Comment by eru

4 days ago

I'm trying out o3-pro now with some algorithmic questions. It seems to be doing alright, but it's taking an awfully long time (as expected) and the UIs seem to time out a lot, especially the Android app and the MacOS desktop app. The web interface seems the least flaky, but that's not saying much.

I had my own programming question for a while, which all models from all vendors been robustly failing so far. It is a known problem with surprisingly few published implementations as it had never been a part of leetcode, Euler or typical homework assignments. Yesterday o3-pro cleared it, using a more obscure algorithm I never even heard of.

  • Can you provide the details? Sounds intriguing

    • The frustrating thing about private problems like this is that if you respond to requests like this, it'll become part of the training data. I'm fairly certain HN is scraped because several AIs know my HN alias and can replicate my style of writing on demand.

      PS: Thinking about it... that is a very specific kind of disturbing feeling that only prolific online commenters can experience...

      There's a soulless machine someone made that -- out of billions of people on the planet -- specifically knows me by name and at some level understands how I think and see the world.

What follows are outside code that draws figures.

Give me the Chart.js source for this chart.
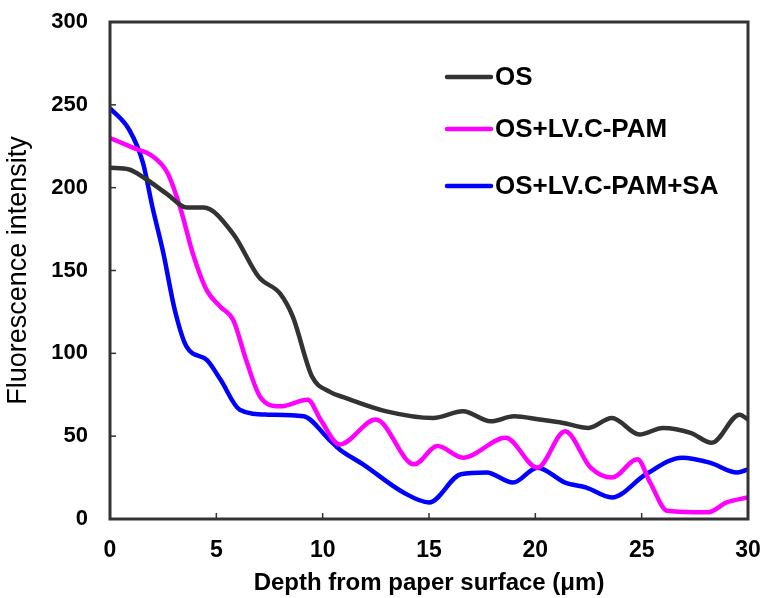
<!DOCTYPE html>
<html>
<head>
<meta charset="utf-8">
<script src="https://cdn.jsdelivr.net/npm/chart.js@4"></script>
<style>
  html, body { margin: 0; padding: 0; background: #fff; }
  #wrap { width: 766px; height: 598px; }
</style>
</head>
<body>
<div id="wrap"><canvas id="chart" width="766" height="598"></canvas></div>
<script>
const seriesNames = ['OS', 'OS+LV.C-PAM', 'OS+LV.C-PAM+SA'];
const seriesColors = ['#333333', '#ff00ff', '#0000ff'];

// depth (µm) and intensity
const osX   = [0, 0.9, 1.6, 2.7, 3.6, 4.4, 5.8, 7.0, 8.0, 8.6, 9.5, 10.3, 11.1, 13.0, 15.2, 16.6, 17.9, 19.0, 20.2, 21.3, 22.5, 23.6, 24.9, 26.0, 27.3, 28.3, 29.6, 30];
const osY   = [212, 211, 206, 196, 188, 188, 172, 146, 136, 122, 86, 77, 73, 65, 61, 65, 59, 62, 60, 58, 55, 61, 51, 55, 52, 46, 63, 60];

const pamX  = [0, 1.1, 2.0, 2.7, 3.3, 3.9, 4.55, 5.2, 5.8, 6.4, 7.05, 8.0, 9.3, 9.9, 10.8, 12.5, 14.3, 15.4, 16.6, 18.6, 20.1, 21.4, 22.6, 23.6, 24.8, 25.4, 26.2, 28.1, 29.0, 30];
const pamY  = [230, 224, 219, 209, 188, 160, 138, 128, 120, 96, 74, 68, 72, 60, 45, 60, 33, 44, 37, 49, 31, 53, 31, 25, 36, 22, 5, 4, 10, 13];

const saX   = [0, 0.9, 1.55, 2.0, 2.5, 3.05, 3.6, 4.55, 5.2, 6.1, 7.4, 9.1, 10.3, 10.8, 11.9, 13.8, 15.0, 16.5, 17.7, 18.95, 20.1, 21.4, 22.4, 23.6, 25.2, 26.9, 28.2, 29.5, 30];
const saY   = [248, 235, 215, 188, 161, 126, 104, 96, 84, 66, 63, 62, 48, 42, 33, 16, 10, 27, 28, 22, 31, 22, 19, 13, 27, 37, 34, 28, 30];

const xTicks = [0, 5, 10, 15, 20, 25, 30];
const yTicks = [0, 50, 100, 150, 200, 250, 300];

const pts = (xs, ys) => xs.map((x, i) => ({ x: x, y: ys[i] }));

const FONT = '"Liberation Sans", Arial, sans-serif';
const frameColor = '#333333';

// frame with inward ticks + legend drawn inside the plot
const decor = {
  id: 'decor',
  afterDraw(chart) {
    const { ctx, chartArea: a, scales } = chart;
    ctx.save();
    ctx.strokeStyle = frameColor;
    ctx.lineWidth = 1.5;
    scales.x.ticks.forEach(t => {
      const px = scales.x.getPixelForValue(t.value);
      ctx.beginPath(); ctx.moveTo(px, a.bottom); ctx.lineTo(px, a.bottom - 6); ctx.stroke();
    });
    scales.y.ticks.forEach(t => {
      const py = scales.y.getPixelForValue(t.value);
      ctx.beginPath(); ctx.moveTo(a.left, py); ctx.lineTo(a.left + 6, py); ctx.stroke();
    });
    ctx.lineWidth = 3;
    ctx.strokeRect(a.left, a.top, a.right - a.left, a.bottom - a.top);

    // legend
    const rows = [77, 129, 186];
    ctx.font = 'bold 26px ' + FONT;
    ctx.textBaseline = 'middle';
    chart.data.datasets.forEach((ds, i) => {
      ctx.strokeStyle = ds.borderColor;
      ctx.lineWidth = 4.5;
      ctx.lineCap = 'round';
      ctx.beginPath(); ctx.moveTo(447, rows[i]); ctx.lineTo(491, rows[i]); ctx.stroke();
      ctx.fillStyle = '#000';
      ctx.fillText(ds.label, 495, rows[i] + 1);
    });
    ctx.restore();
  }
};

const noPad = s => { s.paddingTop = 0; s.paddingBottom = 0; s.paddingLeft = 0; s.paddingRight = 0; };

new Chart(document.getElementById('chart'), {
  type: 'line',
  data: {
    datasets: [
      { label: seriesNames[0], data: pts(osX, osY), borderColor: seriesColors[0] },
      { label: seriesNames[1], data: pts(pamX, pamY), borderColor: seriesColors[1] },
      { label: seriesNames[2], data: pts(saX, saY), borderColor: seriesColors[2] },
    ].map(d => Object.assign(d, {
      borderWidth: 4.5,
      pointRadius: 0,
      fill: false,
      cubicInterpolationMode: 'monotone',
    }))
  },
  options: {
    responsive: false,
    animation: false,
    layout: { padding: { top: 22, right: 18, left: 0, bottom: 0 } },
    plugins: { legend: { display: false }, tooltip: { enabled: false } },
    scales: {
      x: {
        type: 'linear',
        min: 0, max: 30,
        afterBuildTicks: s => { s.ticks = xTicks.map(v => ({ value: v })); },
        afterFit: s => { s.height = 79; noPad(s); },
        grid: { drawOnChartArea: false, drawTicks: false },
        border: { display: false },
        ticks: {
          color: '#000',
          padding: 18,
          maxRotation: 0,
          font: { family: FONT, size: 23, weight: 'bold' },
        },
        title: {
          display: true,
          text: 'Depth from paper surface (\u03bcm)',
          color: '#000',
          padding: { top: 0, bottom: 0 },
          font: { family: FONT, size: 24, weight: 'bold' },
        },
      },
      y: {
        min: 0, max: 300,
        afterBuildTicks: s => { s.ticks = yTicks.map(v => ({ value: v })); },
        afterFit: s => { s.width = 110; noPad(s); },
        grid: { drawOnChartArea: false, drawTicks: false },
        border: { display: false },
        ticks: {
          color: '#000',
          padding: 22,
          font: { family: FONT, size: 22, weight: 'bold' },
        },
        title: {
          display: true,
          text: 'Fluorescence intensity',
          color: '#000',
          padding: { top: 2, bottom: 0 },
          font: { family: FONT, size: 27 },
        },
      },
    },
  },
  plugins: [decor],
});
</script>
</body>
</html>
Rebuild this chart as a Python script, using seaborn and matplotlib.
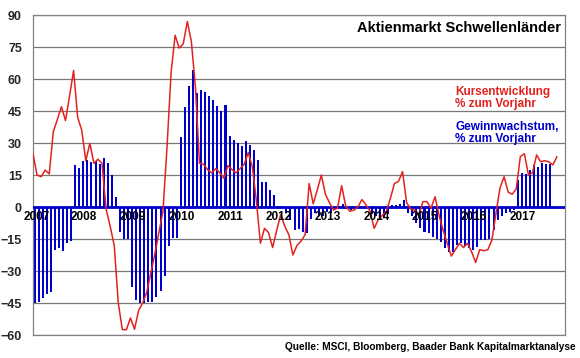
import numpy as np
import pandas as pd
import matplotlib
matplotlib.use('Agg')
import matplotlib.pyplot as plt
import seaborn as sns

# Jahreslabels (Januar jedes Jahres)
jahre = [str(j) for j in range(2007, 2018)]

# Kursentwicklung, % zum Vorjahr (monatlich ab Jan 2007)
kurs = [25, 15, 14.2, 17.3, 15.5, 35.3, 41, 47, 40.5, 52,
        64, 42, 36, 21.7, 29.8, 20.5, 22.4, 20.5, -1, -9,
        -18, -45, -57.5, -57.5, -52, -57.3, -48.5, -45, -40, -31,
        -22, -12, -2, 28, 63, 80.5, 74.5, 76.5, 87, 77.5,
        56, 20.5, 20, 17.5, 16, 18, 16, 13.5, 19.4, 17.5,
        16, 18, 20, 25.5, 19, 3, -17, -10, -12, -19,
        -11, -3.5, -9, -13, -22.5, -18, -16, -13, 11, 1.5,
        8, 15, 6, 2, -1.4, -0.5, 10, 0.5, -2, -1.5,
        0, 3.5, 1, -2, -10, -6, -4, -2, 4, 11,
        12, 16.6, 2, -1, -1.5, -4, 2.5, 2.5, -0.6, 4.8,
        -4, -11, -17, -23, -20, -17, -19, -17, -21, -26,
        -20, -20.5, -20, -15.5, -3, 9, 14.2, 7, 6, 8.5,
        23.6, 25, 15, 16, 24.4, 21.2, 21.7, 21.2, 19.7, 23.6]

# Gewinnwachstum, % zum Vorjahr (monatlich ab Jan 2007)
gewinn = [-45, -44.5, -42.5, -41, -40, -20, -19.4, -20.5, -16.7, -15.8,
          19.7, 18.3, 21.5, 22, 21.2, 21.5, 20.3, 22.8, 20.8, 14.8,
          4.8, -11.5, -15.2, -15.2, -37.3, -43.6, -45.2, -45, -44.4, -44.4,
          -42, -39.3, -32.3, -18.5, -14.6, -14.4, 32.7, 47, 56.7, 64,
          53.3, 55, 54, 52, 50, 47.3, 45, 47.8, 33.2, 31.3,
          29.9, 28.5, 30.8, 29.2, 26.5, 22.2, 11.5, 11.5, 8.2, 5.8,
          0.4, 0.4, -3, -6.1, -10.8, -10.5, -11.6, -12, -5.5, -3,
          -4, -4, -2.5, -2.7, -1, 0.5, 1.2, -1, -1.5, -1,
          -0.5, 0.5, -1, -3.4, -4.2, -5.8, -5, -3.5, 0.8, 1,
          1.5, 3.2, -3, -4, -7.6, -9.8, -11.6, -12.3, -14, -15,
          -16.3, -19, -21, -21, -18, -17, -18.5, -19.4, -20, -18.8,
          -15.5, -15.5, -15, -10.8, -6.1, -4, -3, -2.2, -1.5, 12.7,
          15.8, 15.6, 17.3, 19.7, 18.6, 20.5, 20.2, 20.2]

rot = '#E3221F'
blau = '#0000CC'

sns.set_theme(style='white')
plt.rcParams['font.family'] = ['Liberation Sans', 'DejaVu Sans']

df_kurs = pd.DataFrame({'monat': np.arange(len(kurs)), 'wert': kurs})
df_gewinn = pd.DataFrame({'monat': np.arange(len(gewinn)) + 0.4, 'wert': gewinn})

fig, ax = plt.subplots(figsize=(5.8, 3.58), dpi=100)
fig.subplots_adjust(left=33/580, right=565/580, top=1-15/358, bottom=1-335/358)

sns.barplot(data=df_gewinn, x='monat', y='wert', native_scale=True, width=0.5,
            color=blau, saturation=1, linewidth=0, ax=ax, zorder=2)
sns.lineplot(data=df_kurs, x='monat', y='wert', color=rot, lw=1.1, ax=ax, zorder=4)
ax.axhline(0, color=blau, lw=2, zorder=3)

ax.set_xlim(0, 131)
ax.set_ylim(-60, 90)
ax.set_yticks(range(-60, 91, 15))
ax.set_xticks([])
ax.set_xlabel('')
ax.set_ylabel('')
ax.yaxis.grid(True, color='#787878', lw=0.9)
ax.set_axisbelow(True)
for s in ax.spines.values():
    s.set_color('#808080')
    s.set_linewidth(0.9)
ax.tick_params(axis='y', length=0, pad=8, labelsize=9)
for t in ax.get_yticklabels():
    t.set_fontweight('bold')

# Jahreslabels an der Nulllinie
for k, jahr in enumerate(jahre):
    xpos = 12 * k + (1.0 if k == 0 else 0.6)
    ax.text(xpos, -4.7, jahr, ha='center', va='center',
            fontsize=8.5, fontweight='bold', color='black', zorder=5)

fig.text(561/580, 1-28/358, 'Aktienmarkt Schwellenländer', ha='right', va='center',
         fontsize=10.5, fontweight='bold', color='black')
fig.text(455/580, 1-92/358, 'Kursentwicklung', ha='left', va='center',
         fontsize=8.5, fontweight='bold', color=rot)
fig.text(455/580, 1-104/358, '% zum Vorjahr', ha='left', va='center',
         fontsize=8.5, fontweight='bold', color=rot)
fig.text(455/580, 1-127/358, 'Gewinnwachstum,', ha='left', va='center',
         fontsize=8.5, fontweight='bold', color=blau)
fig.text(455/580, 1-139/358, '% zum Vorjahr', ha='left', va='center',
         fontsize=8.5, fontweight='bold', color=blau)
fig.text(576/580, 1-347/358, 'Quelle: MSCI, Bloomberg, Baader Bank Kapitalmarktanalyse',
         ha='right', va='center', fontsize=7.3, fontweight='bold', color='black')

fig.savefig('out.png', dpi=100)
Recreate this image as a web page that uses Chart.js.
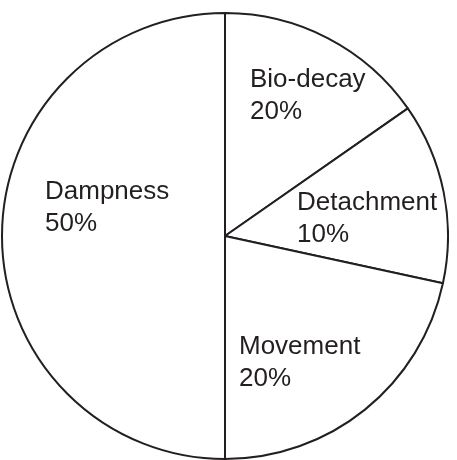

      That's not even its explicit purpose! It and its maker have never met me, interacted with me, or singled me out in any way. Yet... it knows my voice and can copy it on demand.

      3 replies →

    • I'm not varjag, but I can give you a flavour of the problems I've tried:

      ---

      Here's an algorithmic problem:

      You are getting a stream of n unsorted number (say over a network socket, but it doesn't matter). You don't know n upfront. We want to find the k largest numbers in that stream.

      You can use O(n) time and O(k) space. We are in the comparison model.

      The items arrive one by one, if you want to refer to any earlier item, you need to store it yourself (and it counts against your O(k) budget.)

      Is this possible? If yes, please give me the algorithm. If not, please sketch a proof showing that it's not possible.

      ---

      The above is indeed solvable in linear time, it's fairly easy for a human to figure out. Another one (and this on is rather hard, took me a few years and I'm writing up a paper):

      ---

      Here's an algorithmic problem:

      You are given a sequence of opening and closing parens. Each item in the sequence has a positive weight. We want to find the _heaviest_ balanced subsequence in linear time in the comparison model, or prove that this task is not possible.

      I'm ok with randomised algorithms. In that case, I want expected worst-case linear time, where the expectation is taken over the random bits and the worst-case over the inputs.

      ---

      The above task is really solvable in linear time, and even deterministically. But so far no AI model has beaten it. As far as I can tell, it's a new result, despite looking fairly elementary.